Your objective: Pictures are not part of the copy. Retype the lines from the first one through the line that contains "1.043, 1.149, 1.033, 0.919, 0.851, 0.772, 0.675, 0.655]".

Dataset records:
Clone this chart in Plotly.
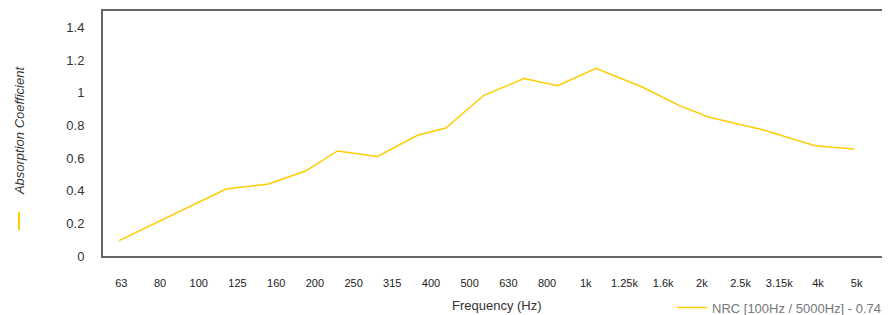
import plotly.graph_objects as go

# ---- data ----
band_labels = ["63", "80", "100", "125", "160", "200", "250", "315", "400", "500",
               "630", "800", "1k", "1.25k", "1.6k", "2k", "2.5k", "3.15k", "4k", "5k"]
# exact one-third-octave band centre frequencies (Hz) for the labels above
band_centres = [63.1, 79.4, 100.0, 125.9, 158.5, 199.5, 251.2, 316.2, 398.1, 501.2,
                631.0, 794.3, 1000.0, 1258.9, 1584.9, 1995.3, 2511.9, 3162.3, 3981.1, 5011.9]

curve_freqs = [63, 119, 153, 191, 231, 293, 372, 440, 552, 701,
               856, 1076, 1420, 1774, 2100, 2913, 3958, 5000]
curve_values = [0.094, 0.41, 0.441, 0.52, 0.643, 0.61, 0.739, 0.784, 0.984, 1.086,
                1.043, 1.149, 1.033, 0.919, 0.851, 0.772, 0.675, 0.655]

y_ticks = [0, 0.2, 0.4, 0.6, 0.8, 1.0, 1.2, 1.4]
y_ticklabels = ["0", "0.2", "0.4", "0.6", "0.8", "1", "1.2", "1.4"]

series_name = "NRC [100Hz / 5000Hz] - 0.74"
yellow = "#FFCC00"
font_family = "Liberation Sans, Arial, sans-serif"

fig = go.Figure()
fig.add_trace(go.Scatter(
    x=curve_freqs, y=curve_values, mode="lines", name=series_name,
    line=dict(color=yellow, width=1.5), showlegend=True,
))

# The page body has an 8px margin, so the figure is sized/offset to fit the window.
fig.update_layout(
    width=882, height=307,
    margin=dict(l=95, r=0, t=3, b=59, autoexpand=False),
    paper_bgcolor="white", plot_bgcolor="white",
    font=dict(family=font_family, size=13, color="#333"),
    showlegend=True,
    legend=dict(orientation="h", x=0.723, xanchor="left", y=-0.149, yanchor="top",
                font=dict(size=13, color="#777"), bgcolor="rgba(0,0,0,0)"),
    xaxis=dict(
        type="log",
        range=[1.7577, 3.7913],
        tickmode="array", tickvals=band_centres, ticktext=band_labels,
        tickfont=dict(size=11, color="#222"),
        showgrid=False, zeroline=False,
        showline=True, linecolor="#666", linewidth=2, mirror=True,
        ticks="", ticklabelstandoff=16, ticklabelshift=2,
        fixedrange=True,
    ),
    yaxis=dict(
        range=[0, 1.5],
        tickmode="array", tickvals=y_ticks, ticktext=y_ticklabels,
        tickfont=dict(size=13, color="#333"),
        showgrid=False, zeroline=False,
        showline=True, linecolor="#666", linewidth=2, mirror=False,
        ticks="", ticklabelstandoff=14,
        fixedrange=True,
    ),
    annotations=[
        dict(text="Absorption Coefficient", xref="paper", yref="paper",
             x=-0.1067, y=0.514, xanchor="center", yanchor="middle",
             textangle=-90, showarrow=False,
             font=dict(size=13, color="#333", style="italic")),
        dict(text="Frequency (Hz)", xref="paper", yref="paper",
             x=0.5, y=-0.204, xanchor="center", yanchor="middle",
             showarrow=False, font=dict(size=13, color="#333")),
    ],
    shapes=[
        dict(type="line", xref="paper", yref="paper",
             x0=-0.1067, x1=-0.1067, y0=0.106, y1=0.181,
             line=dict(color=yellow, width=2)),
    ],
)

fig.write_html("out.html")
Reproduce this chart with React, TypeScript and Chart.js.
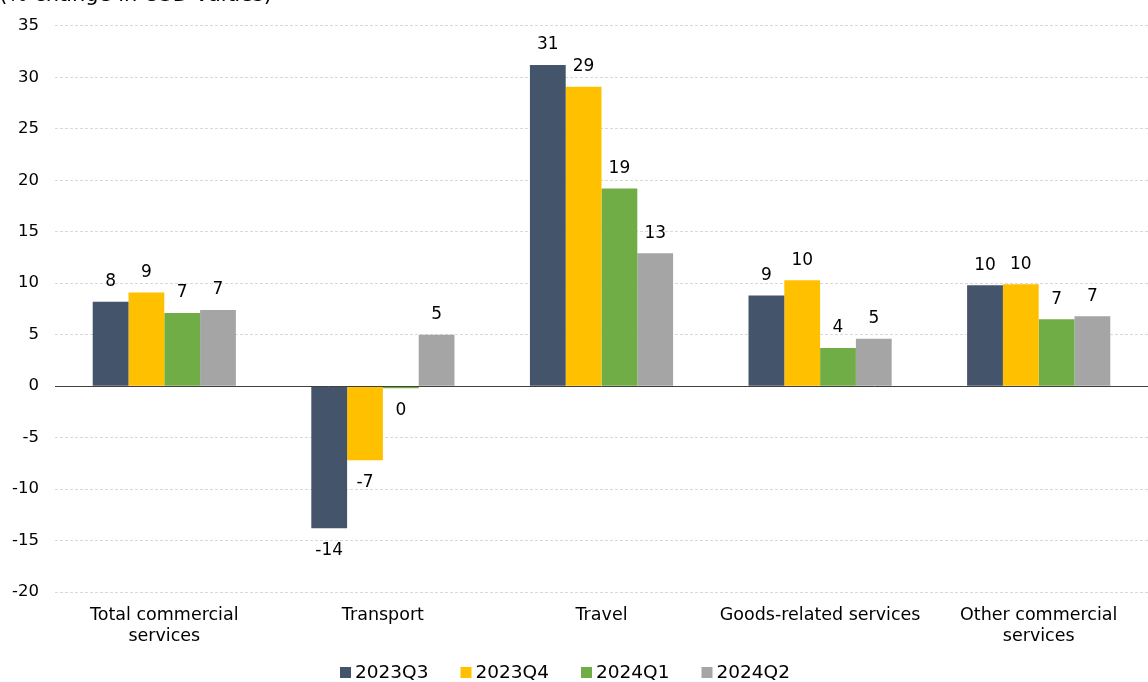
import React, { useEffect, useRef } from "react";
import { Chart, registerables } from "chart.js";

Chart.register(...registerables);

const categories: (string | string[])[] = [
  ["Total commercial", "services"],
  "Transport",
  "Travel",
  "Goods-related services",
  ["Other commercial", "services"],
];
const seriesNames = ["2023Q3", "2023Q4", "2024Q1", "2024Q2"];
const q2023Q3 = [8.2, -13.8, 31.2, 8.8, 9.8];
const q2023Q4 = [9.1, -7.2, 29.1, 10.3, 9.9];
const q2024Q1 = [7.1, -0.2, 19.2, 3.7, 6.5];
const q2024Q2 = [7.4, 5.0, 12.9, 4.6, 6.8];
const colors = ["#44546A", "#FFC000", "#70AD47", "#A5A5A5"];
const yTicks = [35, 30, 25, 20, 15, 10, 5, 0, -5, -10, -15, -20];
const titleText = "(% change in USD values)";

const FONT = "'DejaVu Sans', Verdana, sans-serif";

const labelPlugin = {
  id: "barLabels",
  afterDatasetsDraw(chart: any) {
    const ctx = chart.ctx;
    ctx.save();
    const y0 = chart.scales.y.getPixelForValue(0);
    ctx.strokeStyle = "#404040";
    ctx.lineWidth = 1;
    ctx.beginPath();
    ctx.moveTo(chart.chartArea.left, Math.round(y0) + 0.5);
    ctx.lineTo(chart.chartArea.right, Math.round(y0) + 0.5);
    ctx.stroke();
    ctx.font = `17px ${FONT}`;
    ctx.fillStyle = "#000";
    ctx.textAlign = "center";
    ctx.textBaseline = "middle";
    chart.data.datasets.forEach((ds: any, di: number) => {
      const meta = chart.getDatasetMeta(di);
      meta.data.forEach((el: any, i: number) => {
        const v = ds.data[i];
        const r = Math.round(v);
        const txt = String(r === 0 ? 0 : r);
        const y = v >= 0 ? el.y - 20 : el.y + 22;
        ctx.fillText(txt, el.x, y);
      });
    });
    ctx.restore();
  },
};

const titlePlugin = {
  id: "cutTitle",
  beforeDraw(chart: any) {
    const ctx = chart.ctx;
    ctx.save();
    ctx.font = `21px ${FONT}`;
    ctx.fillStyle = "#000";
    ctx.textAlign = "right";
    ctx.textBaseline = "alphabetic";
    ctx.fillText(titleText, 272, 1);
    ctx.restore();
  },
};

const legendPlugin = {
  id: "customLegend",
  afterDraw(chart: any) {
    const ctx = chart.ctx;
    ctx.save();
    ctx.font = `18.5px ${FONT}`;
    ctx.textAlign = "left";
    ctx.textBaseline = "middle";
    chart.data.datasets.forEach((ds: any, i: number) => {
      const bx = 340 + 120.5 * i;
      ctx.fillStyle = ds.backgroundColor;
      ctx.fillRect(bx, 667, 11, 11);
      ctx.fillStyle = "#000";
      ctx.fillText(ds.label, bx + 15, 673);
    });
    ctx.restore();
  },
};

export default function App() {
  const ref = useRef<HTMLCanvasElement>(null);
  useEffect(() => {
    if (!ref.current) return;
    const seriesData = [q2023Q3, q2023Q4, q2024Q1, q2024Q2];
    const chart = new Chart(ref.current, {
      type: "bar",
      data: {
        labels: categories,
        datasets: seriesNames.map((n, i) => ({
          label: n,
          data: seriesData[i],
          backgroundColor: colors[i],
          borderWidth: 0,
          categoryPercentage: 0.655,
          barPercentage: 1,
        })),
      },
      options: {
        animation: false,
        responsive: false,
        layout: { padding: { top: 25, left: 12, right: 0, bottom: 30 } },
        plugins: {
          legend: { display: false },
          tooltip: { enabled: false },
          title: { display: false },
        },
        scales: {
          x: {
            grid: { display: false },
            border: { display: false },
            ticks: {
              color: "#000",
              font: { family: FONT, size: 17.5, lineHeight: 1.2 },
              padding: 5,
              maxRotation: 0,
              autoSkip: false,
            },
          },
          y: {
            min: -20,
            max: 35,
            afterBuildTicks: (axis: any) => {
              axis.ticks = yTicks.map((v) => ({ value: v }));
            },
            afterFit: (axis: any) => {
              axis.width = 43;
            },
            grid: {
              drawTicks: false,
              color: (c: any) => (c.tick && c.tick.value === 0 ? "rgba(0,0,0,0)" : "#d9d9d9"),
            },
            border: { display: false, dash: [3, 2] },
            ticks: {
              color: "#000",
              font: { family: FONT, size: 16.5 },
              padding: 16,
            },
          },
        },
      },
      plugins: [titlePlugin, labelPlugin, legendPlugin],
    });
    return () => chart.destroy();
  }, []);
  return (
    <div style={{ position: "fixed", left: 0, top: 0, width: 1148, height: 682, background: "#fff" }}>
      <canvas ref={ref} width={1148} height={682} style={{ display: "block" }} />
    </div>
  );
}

Solution to this exercise:
Clone this chart in Plotly.
import plotly.graph_objects as go

# ---- data ----
band_labels = ["63", "80", "100", "125", "160", "200", "250", "315", "400", "500",
               "630", "800", "1k", "1.25k", "1.6k", "2k", "2.5k", "3.15k", "4k", "5k"]
# exact one-third-octave band centre frequencies (Hz) for the labels above
band_centres = [63.1, 79.4, 100.0, 125.9, 158.5, 199.5, 251.2, 316.2, 398.1, 501.2,
                631.0, 794.3, 1000.0, 1258.9, 1584.9, 1995.3, 2511.9, 3162.3, 3981.1, 5011.9]

curve_freqs = [63, 119, 153, 191, 231, 293, 372, 440, 552, 701,
               856, 1076, 1420, 1774, 2100, 2913, 3958, 5000]
curve_values = [0.094, 0.41, 0.441, 0.52, 0.643, 0.61, 0.739, 0.784, 0.984, 1.086,
                1.043, 1.149, 1.033, 0.919, 0.851, 0.772, 0.675, 0.655]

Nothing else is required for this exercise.